Kadın erkek eşitliği var dediler, oyları garantiye aldıktan sonra , ?hiç eşit olur mu yav? dediler.

Kadına, sizi de bizi yarattığı gibi Allah yarattı dediler, sonra da israiliyattan aldıkları sol kaburga kemiği hikayeleri ile kadına düşük profil yüklediler.

Bir kadın bakanı bir defa konuşturdular, pedofili merkezi haline gelmiş bir vakıf için ?bir kereden bir şey olmaz? diyerek yasadışı eğitim merkezlerinin savunucusu yaptılar.

Bir kadını kadın diye TV ekranlarında konuşturdular, eşine ikinci hanım beğendirmeye kalktı. İkinci, üçüncü hatta dördüncü eş almayı kadın eliyle gerçekleştirmeye çalıştılar.

Bir kadına gazetede yazı yazdırdılar, bayrağı terziden çıkmış bir bez parçası olarak algılatmaya gayret ettiler. Bayrağın renklerini yetersiz bulduklarını da gene kadın aracılığı ile duyurdular.

Kadın için başörtüsü hakkında ayet arayıp buldular, ama aynı ayetin yakanın alt tarafını da bağladığını anlatmadıkları için mide bulandırıcı örtülü  giyinme modelleri oluşturdular.

Çok az sayıda kadını milletvekili yaptılar, ancak bu vekilleri erkekleştirip, kadınları savunmalarına engel oldular.
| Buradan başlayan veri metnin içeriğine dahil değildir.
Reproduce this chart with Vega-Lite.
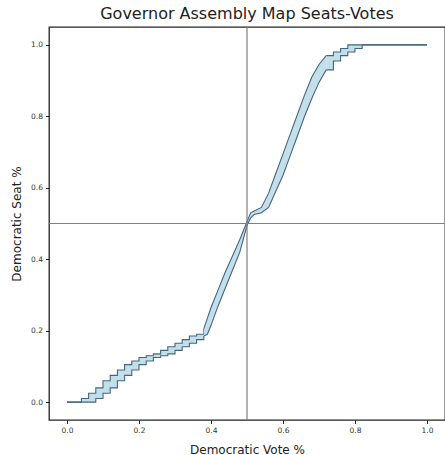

El hasılı, kadına verilen hakları, sadece parasal ölçülerle değerlendiren AKP zihniyeti kadına verdiği küçük rüşvetlerle kadının kadın olması yoluna engeller koyup, ?koyun? sınıflandırması içerisinde hakaretlerin en kötüsüne layık görüyor. Komik esnaf destekleri, lütuf gibi gösterilen süt izinleri, dul maaşları, torununa bakan nineye bağlanan maaşlar, kadının AKP hükümetlerine destek vermesi için kâfi görülüyor. Zaten sosyal devletin yapması gereken hizmetler, kadına iktidarın bir nimeti gibi algılatılıyor. Bu algıya kapılan kadınlarımız, doğum şeklinin dahi devletçe belirlenmesine sessiz kalıyor.

 Acaba kadınları sömürüp oylarını almayı başaran AKP hükümetleri mi suçlu, yoksa cahil kalmayı tercih eden ve istismar edilemeye göz yuman kadınlar mı?

İyi düşün doğru karar ver ey Türk Kadını, Gelecek nesiller senin elinde şekillenecek. Doğru karar ver ki; bu gün şikâyet ettiğin mağduriyetleri kendi elinle yetiştirdiğin evlatların yaşamasın?